Табу, наложенное на неудачу, означает, что неудача часто становится глубинно запутанным, плохо определенным, несформулированным опытом. Но один сильный удар отторжения не содержит в себе неудачи. В великолепном исследовании мобильности среднего класса, «мобильности вниз», антрополог Кетрин Ньюман отмечает, что «несмотря на различные последствия, мобильность менеджеров, направленная вниз, создает барахтающееся, двусмысленное, неопределенное состояние. Когда вы становитесь идущим вниз административным работником, то, во-первых, обнаруживаете, что вы не так хороши, как считали, и заканчиваете тем, что становитесь неуверенным в том, кто или что вы есть»[132]. Мужчины в кафе «Речные ветры» фактически спасли себя от этой субъективной неясности.

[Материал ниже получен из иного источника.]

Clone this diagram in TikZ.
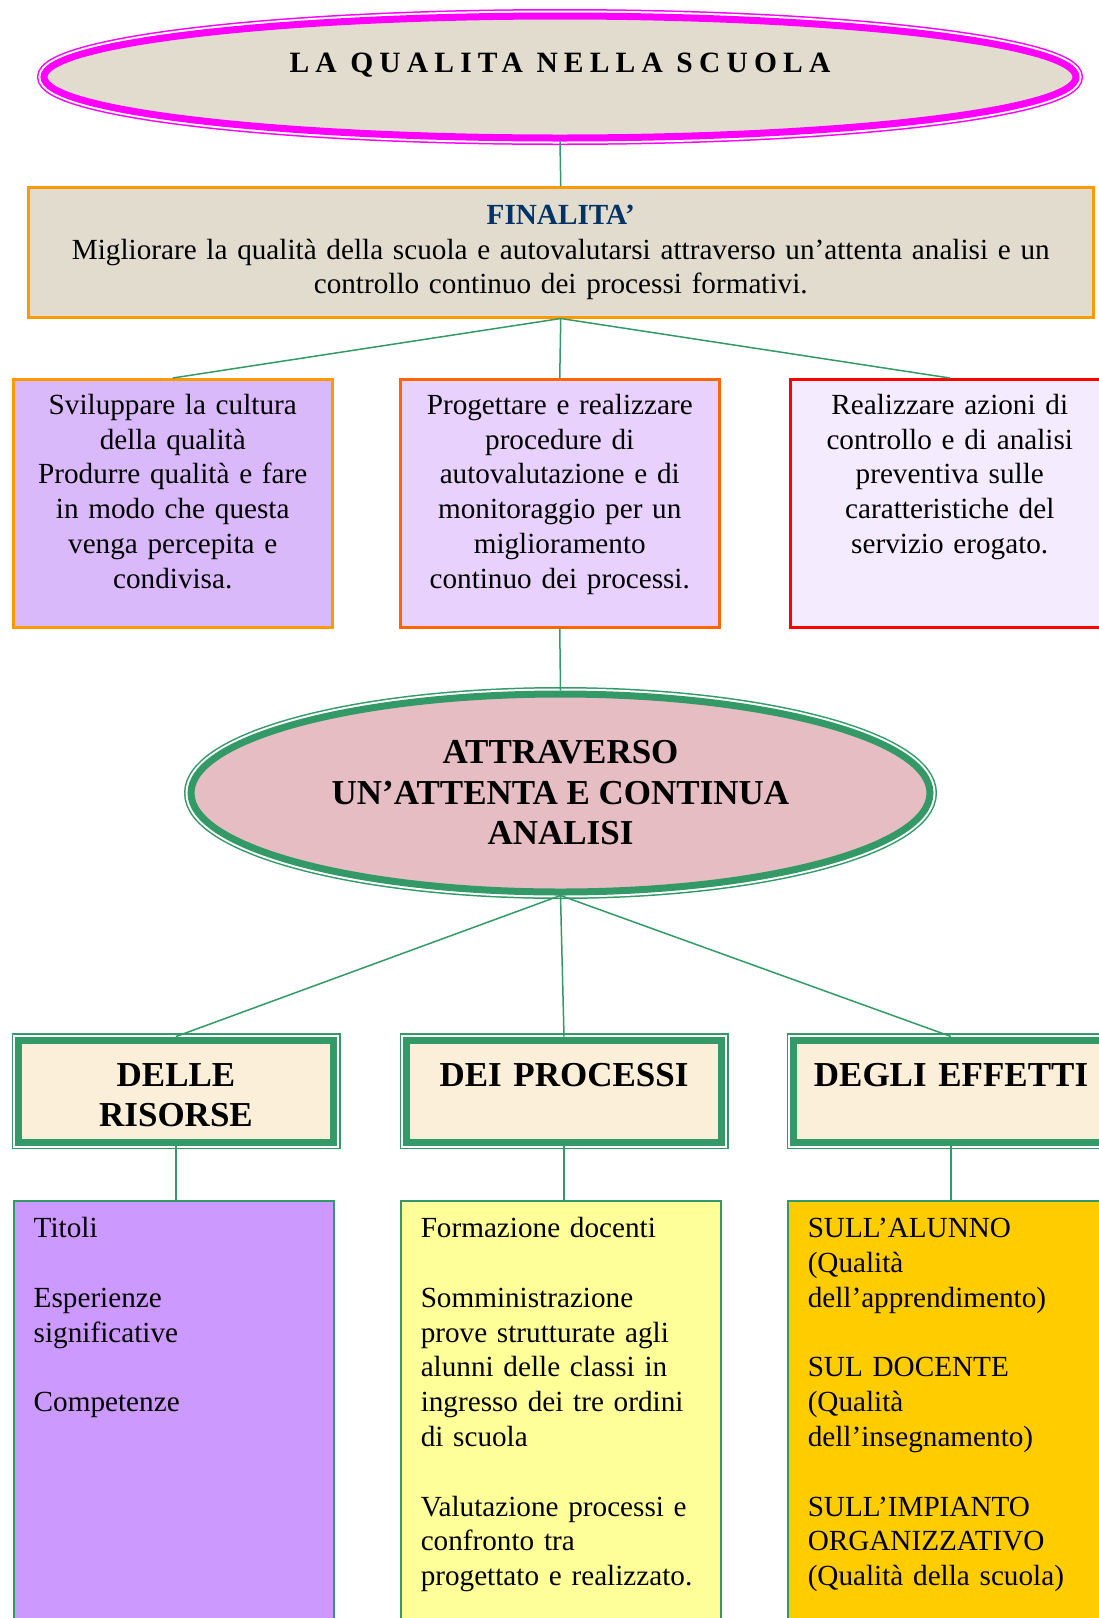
\documentclass[tikz,border=0pt]{standalone}
\usepackage{fontspec}
\setmainfont{Liberation Serif}
\usepackage{tikz}
\usetikzlibrary{shapes.geometric}

\definecolor{linegreen}{HTML}{339966}
\definecolor{paper}{HTML}{E2DCCF}
\definecolor{rosepaper}{HTML}{E6BDC3}
\definecolor{cream}{HTML}{FCEFD9}
\definecolor{finblue}{HTML}{003366}
\definecolor{qualmagenta}{HTML}{FF00FF}
\definecolor{finorange}{HTML}{FF9900}
\definecolor{progorange}{HTML}{FF6600}
\definecolor{realred}{HTML}{FF0000}
\definecolor{lilac}{HTML}{DAB9FB}
\definecolor{lilaclight}{HTML}{E8D1FD}
\definecolor{lilacpale}{HTML}{F4EBFE}
\definecolor{risviolet}{HTML}{CC99FF}
\definecolor{procyellow}{HTML}{FFFF99}
\definecolor{effgold}{HTML}{FFCC00}

\tikzset{
  conn/.style={draw=linegreen, line width=1.5pt},
  textbody/.style={font=\fontsize{29.2}{34.8}\selectfont},
  texthead/.style={font=\fontsize{35}{40.5}\selectfont\bfseries},
  twoline/.style={preaction={draw=#1, line width=14pt},
    preaction={draw=white, line width=11pt}, draw=#1, line width=7pt},
  goalbox/.style={textbody, rectangle, anchor=north west, line width=2.5pt,
    inner xsep=5pt, inner ysep=0pt, text width=309pt,
    text height=35pt, text depth=213pt, align=center},
  headbox/.style={texthead, rectangle, anchor=north west, fill=cream,
    twoline=linegreen, inner xsep=4pt, inner ysep=0pt, text width=307pt,
    text height=46pt, text depth=56pt, align=center},
  listbox/.style={textbody, rectangle, anchor=north west, draw=linegreen,
    line width=1.5pt, inner xsep=20pt, inner ysep=0pt, text width=280pt,
    text height=37pt, text depth=393pt, align=left}
}

\begin{document}
\begin{tikzpicture}[x=1pt, y=-1pt]
    \useasboundingbox (0,0) rectangle (1099,1618);
    \clip (0,0) rectangle (1099,1618);

    \node[ellipse, fill=paper, twoline=qualmagenta, minimum width=1032pt,
      minimum height=122pt, inner sep=0pt] (qual) at (560,77) {};
    \node[anchor=base, font=\fontsize{29.5}{34}\selectfont\bfseries\addfontfeature{LetterSpace=21}]
      (qualtit) at (560,72) {LA QUALITA NELLA SCUOLA};

    \node[textbody, rectangle, anchor=north west, fill=paper, draw=finorange,
      line width=2.5pt, inner xsep=5pt, inner ysep=0pt, text width=1055pt,
      text height=37pt, text depth=93pt, align=center] (fin) at (27,186)
      {{\color{finblue}\bfseries FINALITA’}\\
       Migliorare la qualità della scuola e autovalutarsi attraverso un’attenta analisi e un\\
       controllo continuo dei processi formativi.};

    \node[goalbox, fill=lilac, draw=finorange] (svil) at (12,378)
      {Sviluppare la cultura\\della qualità\\Produrre qualità e fare\\in modo che questa\\venga percepita e\\condivisa.};
    \node[goalbox, fill=lilaclight, draw=progorange] (prog) at (399,378)
      {Progettare e realizzare\\procedure di\\autovalutazione e di\\monitoraggio per un\\miglioramento\\continuo dei processi.};
    \node[goalbox, fill=lilacpale, draw=realred] (real) at (789,378)
      {Realizzare azioni di\\controllo e di analisi\\preventiva sulle\\caratteristiche del\\servizio erogato.};

    \node[ellipse, texthead, fill=rosepaper, twoline=linegreen, minimum width=739pt,
      minimum height=198pt, inner sep=0pt, align=center] (att) at (560.5,793)
      {ATTRAVERSO\\UN’ATTENTA E CONTINUA\\ANALISI};

    \node[headbox] (ris) at (15,1036.5) {DELLE\\RISORSE};
    \node[headbox] (pro) at (403,1036.5) {DEI PROCESSI};
    \node[headbox] (eff) at (790,1036.5) {DEGLI EFFETTI};

    \node[listbox, fill=risviolet] (tit) at (13,1200)
      {Titoli\\[34.8pt]Esperienze\\significative\\[34.8pt]Competenze};
    \node[listbox, fill=procyellow] (form) at (400,1200)
      {Formazione docenti\\[34.8pt]Somministrazione\\prove strutturate agli\\alunni delle classi in\\ingresso dei tre ordini\\di scuola\\[34.8pt]Valutazione processi e\\confronto tra\\progettato e realizzato.};
    \node[listbox, fill=effgold] (alu) at (787,1200)
      {SULL’ALUNNO\\(Qualità\\dell’apprendimento)\\[34.8pt]SUL DOCENTE\\(Qualità\\dell’insegnamento)\\[34.8pt]SULL’IMPIANTO\\ORGANIZZATIVO\\(Qualità della scuola)};

    \draw[conn] (qual.south) -- (fin.north);
    \draw[conn] (fin.south) -- (svil.north);
    \draw[conn] (fin.south) -- (prog.north);
    \draw[conn] (fin.south) -- (real.north);
    \draw[conn] (prog.south) -- (att.north);
    \draw[conn] (att.south) -- (ris.north);
    \draw[conn] (att.south) -- (pro.north);
    \draw[conn] (att.south) -- (eff.north);
    \draw[conn] (ris.south) -- (ris.south |- tit.north);
    \draw[conn] (pro.south) -- (pro.south |- form.north);
    \draw[conn] (eff.south) -- (eff.south |- alu.north);
\end{tikzpicture}
\end{document}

Может показаться, что эта нарративная работа по выходу из неудачи во многом спорная. Ницше в своей книге «Так говорил Заратустра» пишет, что обыкновенный человек является гневным наблюдателем прошлого, которому не хватает силы «обратить волю назад»[133]. Программисты, однако, не смогли жить, как «гневные наблюдатели», поэтому и «склонили» свою волю назад. И с эволюцией нарратива мужчины в кафе «Речные ветры» действительно перестали говорить, как дети патерналистской компании: они избавились от представления, что находящиеся у власти — это всё планирующие демоны и что бомбейские программисты — незаконные оккупанты. Их интерпретация, таким образом, стала более реалистичной.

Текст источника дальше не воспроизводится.